Under Winona’s plan, two air pollution sensors will be installed atop a YMCA next to the busiest road for frac sand truck traffic. One will measure concentrations of particulate matter measuring 4 micrometers in diameter, or PM 4. The other will measure the finer PM 2.5 particles.
Frank Kohlasch, manager of the air assessment section of the Minnesota Pollution Control Agency, which will fund the monitors and collect and analyze the data, said he does not believe that dust blowing off frac sand trucks is “an imminent problem right now.” The push for monitoring has faced little resistance from the frac sands industry.
The safety guideline for PM 2.5 set by the U.S. Environmental Protection Agency and used by Minnesota is 12 micrograms per cubic meter over a one-year period. This summer, Minnesota adopted California’s stringent standard for PM 4, which says the particle should remain below 3 micrograms per cubic meter.
The Winona City Council is slated to vote on a final proposal later this month. It is expected to win easy approval. The first data will likely be collected in January 2014.
Not Following Wisconsin’s Lead
State support for frac sand regulations in Minnesota is in contrast to what’s happening in Wisconsin, where Republican state legislators are trying to ease already weak regulations.
Both states are sitting on a massive amount of silica sand. But while Wisconsin has seen a 12-fold increase in the number of industrial frac sand facilities—from 7 in 2010 to 84 in 2013—Minnesota is taking it slower. The state has eight mines and a couple of processing plants.
About a dozen counties and towns in Minnesota have passed moratoriums on frac sand permits until the environmental and health impacts are studied. That includes Winona County and the City of Winona.
“We started looking at what was happening in Wisconsin,” Gurley, the co-founder of Citizens Against Silica Mining, said. “We saw our future if we didn’t get our act together.”
But as fracking grew, Winona became a convenient transport passage for frac sand because of its strategic location near mines in Wisconsin’s Trempealeau and Buffalo counties, and its port and rail infrastructure.
Last year, Lenz, the Winona State professor, found out that the closest air-quality monitoring machine in Minnesota was in the city of Rochester, about 50 miles away.
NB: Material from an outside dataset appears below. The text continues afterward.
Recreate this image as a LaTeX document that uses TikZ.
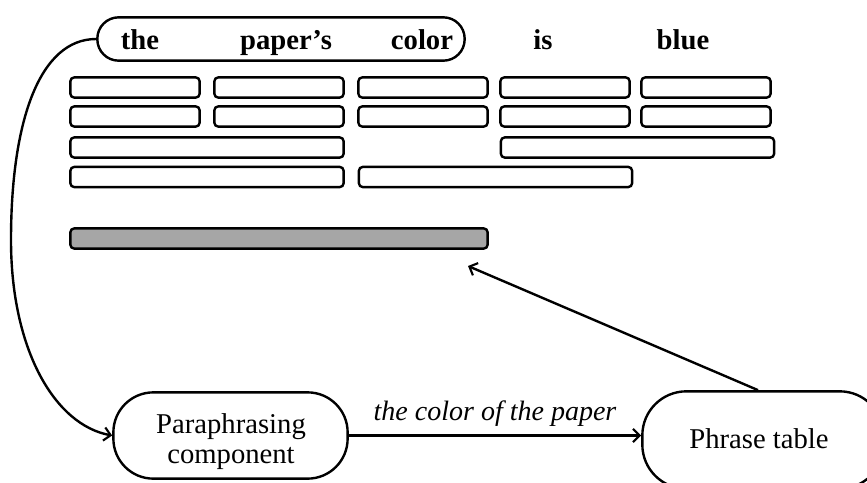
\documentclass[tikz,border=0pt]{standalone}
\usepackage{fontspec}
\setmainfont{Liberation Serif}
\usetikzlibrary{arrows.meta}
\definecolor{bargray}{HTML}{A6A6A6}
\tikzset{
  slot/.style={draw, rounded corners=3pt, line width=1.8pt, inner sep=0pt, minimum height=15.2pt},
  short/.style={slot, minimum width=97pt},
  long/.style={slot, minimum width=205pt},
  word/.style={anchor=base, inner sep=0pt, font=\fontsize{21.5}{24}\selectfont\bfseries},
  pill/.style={draw, line width=1.8pt, inner sep=0pt},
  lbl/.style={anchor=base, inner sep=0pt, font=\fontsize{21.5}{24}\selectfont},
  arr/.style={line width=1.8pt, -{Straight Barb[length=5pt,width=10pt,line width=1.6pt]}}
}
\begin{document}
\begin{tikzpicture}[x=0.75pt,y=-0.75pt]
\useasboundingbox (0,0) rectangle (867,482);
\clip (0,0) rectangle (867,482);
% top phrase box
\node[pill, rounded corners=16pt, minimum width=275.5pt, minimum height=32.5pt] (top) at (281,39) {};
\node[word] (w1) at (140,49) {the};
\node[word] (w2) at (286,49) {paper’s};
\node[word] (w3) at (422,49) {color};
\node[word] (w4) at (543,49) {is};
\node[word] (w5) at (683,49) {blue};
% rows
\node[short] (a1) at (135,87.5) {};
\node[short] (a2) at (279,87.5) {};
\node[short] (a3) at (423,87.5) {};
\node[short] (a4) at (565,87.5) {};
\node[short] (a5) at (706,87.5) {};
\node[short] (b1) at (135,116.5) {};
\node[short] (b2) at (279,116.5) {};
\node[short] (b3) at (423,116.5) {};
\node[short] (b4) at (565,116.5) {};
\node[short] (b5) at (706,116.5) {};
\node[long] (c1) at (207,147.5) {};
\node[long] (c2) at (637.5,147.5) {};
\node[long] (d1) at (207,177) {};
\node[long] (d2) at (495.5,177) {};
% gray bar
\node[slot, fill=bargray, minimum width=313pt] (bar) at (279,238.5) {};
% bottom components
\node[pill, rounded corners=30pt, minimum width=175.7pt, minimum height=64.7pt] (para) at (230.5,435.5) {};
\node[lbl] (pt1) at (231,433) {Paraphrasing};
\node[lbl] (pt2) at (231,463) {component};
\node[pill, rounded corners=33pt, minimum width=181pt, minimum height=73pt] (phr) at (763,440) {};
\node[lbl] (pht) at (759,448) {Phrase table};
% connectors
\coordinate (mid) at (11,240);
\coordinate (tgt) at (468,266);
\draw[arr] (top.west) .. controls (40,39) and (11,120) .. (mid)
  .. controls (11,350) and (55,425) .. (para.west);
\draw[arr] (para.east) -- (para.east -| phr.west)
  node[midway, above=6pt, inner sep=0pt, font=\fontsize{21}{24}\selectfont\itshape] {the color of the paper};
\draw[arr] (phr.north -| 758,0) -- (tgt);
\end{tikzpicture}
\end{document}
So she made the case to the Pollution Control Agency to set up pollution monitors in Winona. It agreed to do so and to interpret the data.
Kohlasch, the air quality manager from the agency, said the push for stringent regulations of the frac sand industry in Minnesota is being led mainly by concerned residents like Lenz.
Minnesotans routinely say they “don’t want to see their state go the route that Wisconsin did—as far as the number of mines, the concentration, the size,” he said.
Correction: An earlier version of this article misspelled the surname of the co-founder of Citizens Against Silica Mining. He is Jim Gurley, not Gurly.